George Walford: Work and Leisure
According to the newspapers and the politicians one of the most serious problems facing Britain and much of the developed world today is the presence of large numbers – millions – of people without productive work and with no hope of obtaining it in the near future. The problem is precisely that: a shortage of productive work; it is not the presence of large numbers of people short of the necessities of life. There are such people in the world – far too many of them – but not in the developed countries. There the problem is not that people are starving to death in the streets, it is the absence of enough productive work to keep everybody occupied. And the people concerned, the newspapers and the politicians, and most of the people who interest themselves in social problems, are worried about it.

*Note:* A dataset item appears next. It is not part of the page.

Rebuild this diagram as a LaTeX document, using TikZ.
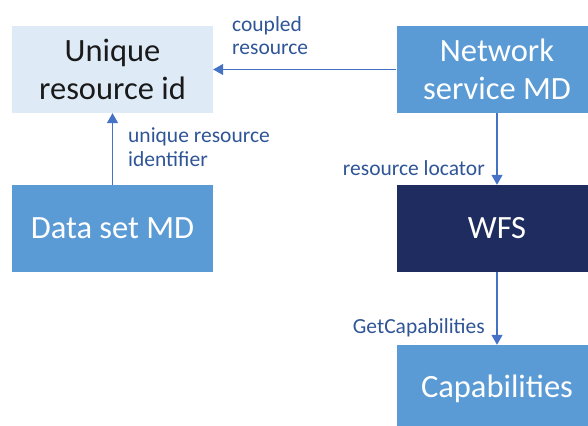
\documentclass[tikz,border=0pt]{standalone}
\usepackage{fontspec}
\setmainfont{Carlito}
\usetikzlibrary{arrows.meta}
\definecolor{boxlight}{HTML}{DEEBF7}
\definecolor{boxmid}{HTML}{5B9BD5}
\definecolor{boxdark}{HTML}{1F2C5F}
\definecolor{linkblue}{HTML}{4472C4}
\definecolor{labelblue}{HTML}{2F5597}
\definecolor{inktext}{HTML}{1A1A1A}
\tikzset{
  mdbox/.style={rectangle, minimum width=201pt, minimum height=87pt, inner sep=0pt,
    align=center, font=\fontsize{32.5}{38}\selectfont},
  lightbox/.style={mdbox, fill=boxlight, text=inktext},
  midbox/.style={mdbox, fill=boxmid, text=white},
  darkbox/.style={mdbox, fill=boxdark, text=white},
  link/.style={draw=linkblue, line width=1.4pt, -{Triangle[length=10pt,width=11pt]}},
  linklabel/.style={inner sep=0pt, text=labelblue, font=\fontsize{21.5}{23.5}\selectfont}
}
\begin{document}
\begin{tikzpicture}[x=1pt,y=1pt]
  \useasboundingbox (0,0) rectangle (588,-425);

  % metadata records and service boxes
  \node[lightbox] (uid)  at (112.5,-69.5)  {Unique\\resource id};
  \node[midbox]   (dsmd) at (112.5,-228.5) {Data set MD};
  \node[midbox]   (nsmd) at (497,-69.5)    {Network\\service MD};
  \node[darkbox]  (wfs)  at (497,-228.5)   {WFS};
  \node[midbox]   (cap)  at (497,-388.5)   {Capabilities};

  % links between them
  \draw[link] (nsmd.west) -- (uid.east);
  \draw[link] (dsmd.north) -- (uid.south);
  \draw[link] (nsmd.south) -- (wfs.north);
  \draw[link] (wfs.south) -- (cap.north);

  % link labels (base anchor sits on the last line)
  \node[linklabel, align=left, anchor=base west] (lcoupled) at (232,-55) {coupled\\resource};
  \node[linklabel, align=left, anchor=base west] (luri) at (128,-166) {unique resource\\identifier};
  \node[linklabel, anchor=base east] (lloc) at (485,-175) {resource locator};
  \node[linklabel, anchor=base east] (lgetcap) at (485,-333) {GetCapabilities};
\end{tikzpicture}
\end{document}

This is strange, stranger then is sometimes realised. From the time the Old Testament was written, if not before, productive work has been a necessity imposed on humanity and it has been regarded as a curse: “In the sweat of thy brow shalt thou eat bread.” Throughout recorded history the small minority able to survive without engaging in productive work have been envied, their condition regarded as highly desirable. Now there are, in the developed countries, many millions of people able to live at a standard which is (historically speaking and by comparison with conditions in the backward parts of the world today) rather high than low, and to do so without being obliged to work. And what is the response to this? Is it to take pride in this achievement of our society? It is not. The view of the people concerned, and of nearly everybody else, is that these people are seriously deprived. They have been robbed of “the right to work.” Even those who proclaim that in our society work is exploitation support them in this complaint.
If the attitude were not so widespread one would have to call it perverse. Shortage of food, clothing, shelter, warmth, these are reasonable complaints. To demand a large house, a yacht, a private airplane, a Rolls Royce and a coach and four for every unemployed family might be a bit impractical, but it would make sense. After all, these things are enjoyed by some families who have been unemployed – doing no productive work – ever since an ancestor bought a monastery from Henry VIII. But to complain of being unable to find work!
from Ideological Commentary 10, January 1982.